> [Exercise]: Scan the material and copy every line in which "picture" appears.

> [Information supplied]:
_ _ _ _ _ _ _

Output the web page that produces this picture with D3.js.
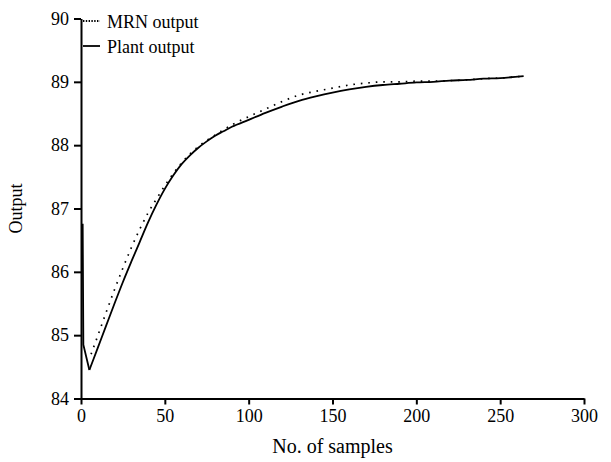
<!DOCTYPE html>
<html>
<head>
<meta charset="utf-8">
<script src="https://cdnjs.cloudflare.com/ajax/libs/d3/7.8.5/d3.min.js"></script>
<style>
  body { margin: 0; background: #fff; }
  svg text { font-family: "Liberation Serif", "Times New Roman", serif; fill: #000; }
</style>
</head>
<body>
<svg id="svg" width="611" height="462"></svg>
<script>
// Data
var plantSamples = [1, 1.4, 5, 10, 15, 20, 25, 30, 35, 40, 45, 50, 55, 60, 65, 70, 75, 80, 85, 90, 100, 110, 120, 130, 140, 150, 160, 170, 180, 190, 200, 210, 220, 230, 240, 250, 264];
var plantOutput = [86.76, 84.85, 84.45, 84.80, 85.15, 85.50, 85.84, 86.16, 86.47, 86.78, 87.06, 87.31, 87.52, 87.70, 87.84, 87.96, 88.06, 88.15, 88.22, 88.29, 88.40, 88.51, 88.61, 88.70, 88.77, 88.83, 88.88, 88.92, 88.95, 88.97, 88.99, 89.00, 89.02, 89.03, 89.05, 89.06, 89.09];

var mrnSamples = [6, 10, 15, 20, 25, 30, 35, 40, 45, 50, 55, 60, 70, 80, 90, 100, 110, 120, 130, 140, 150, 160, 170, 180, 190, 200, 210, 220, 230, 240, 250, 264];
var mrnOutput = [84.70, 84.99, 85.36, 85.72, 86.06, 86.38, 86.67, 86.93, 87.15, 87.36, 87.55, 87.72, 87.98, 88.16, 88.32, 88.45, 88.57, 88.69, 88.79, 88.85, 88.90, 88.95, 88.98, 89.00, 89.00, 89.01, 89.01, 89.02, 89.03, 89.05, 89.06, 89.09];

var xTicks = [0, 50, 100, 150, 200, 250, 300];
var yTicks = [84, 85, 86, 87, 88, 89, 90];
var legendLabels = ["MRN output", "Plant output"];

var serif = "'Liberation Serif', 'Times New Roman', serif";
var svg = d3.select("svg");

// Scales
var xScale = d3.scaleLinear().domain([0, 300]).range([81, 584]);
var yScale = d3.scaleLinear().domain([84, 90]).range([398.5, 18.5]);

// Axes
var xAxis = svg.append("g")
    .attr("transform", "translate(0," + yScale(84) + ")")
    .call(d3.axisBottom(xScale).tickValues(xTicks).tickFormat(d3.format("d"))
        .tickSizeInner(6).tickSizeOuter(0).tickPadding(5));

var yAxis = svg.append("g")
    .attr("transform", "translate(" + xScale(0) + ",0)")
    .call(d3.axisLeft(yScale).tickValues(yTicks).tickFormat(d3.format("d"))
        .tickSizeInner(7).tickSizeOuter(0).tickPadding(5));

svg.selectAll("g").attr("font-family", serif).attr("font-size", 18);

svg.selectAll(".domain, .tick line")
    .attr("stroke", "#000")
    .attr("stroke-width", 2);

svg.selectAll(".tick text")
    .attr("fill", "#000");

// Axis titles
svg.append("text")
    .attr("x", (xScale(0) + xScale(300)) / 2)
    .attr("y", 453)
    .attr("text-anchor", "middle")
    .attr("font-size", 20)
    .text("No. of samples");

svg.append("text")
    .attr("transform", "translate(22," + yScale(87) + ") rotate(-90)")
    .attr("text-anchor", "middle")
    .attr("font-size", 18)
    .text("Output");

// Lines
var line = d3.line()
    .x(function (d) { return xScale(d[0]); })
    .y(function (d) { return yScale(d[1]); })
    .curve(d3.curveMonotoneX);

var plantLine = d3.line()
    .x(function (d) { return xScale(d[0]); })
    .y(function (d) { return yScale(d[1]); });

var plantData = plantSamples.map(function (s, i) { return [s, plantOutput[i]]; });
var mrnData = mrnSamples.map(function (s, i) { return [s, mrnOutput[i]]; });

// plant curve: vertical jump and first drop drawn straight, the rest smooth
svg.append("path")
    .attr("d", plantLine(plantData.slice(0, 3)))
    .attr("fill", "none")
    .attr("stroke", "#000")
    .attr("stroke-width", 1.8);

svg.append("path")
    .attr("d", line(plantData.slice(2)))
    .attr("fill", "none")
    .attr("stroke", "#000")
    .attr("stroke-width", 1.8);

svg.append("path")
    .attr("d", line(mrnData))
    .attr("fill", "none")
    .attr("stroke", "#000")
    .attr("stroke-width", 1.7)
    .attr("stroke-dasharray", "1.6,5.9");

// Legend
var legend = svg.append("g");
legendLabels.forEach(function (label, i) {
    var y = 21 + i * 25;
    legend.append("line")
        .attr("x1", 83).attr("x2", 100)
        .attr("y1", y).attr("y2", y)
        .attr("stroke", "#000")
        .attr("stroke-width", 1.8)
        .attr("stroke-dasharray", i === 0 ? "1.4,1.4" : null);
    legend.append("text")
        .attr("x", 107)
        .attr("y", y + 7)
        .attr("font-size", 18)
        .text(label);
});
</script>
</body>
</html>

_ _ _ _ _ _ _

> [Exercise answer]:
Output the web page that produces this picture with D3.js.

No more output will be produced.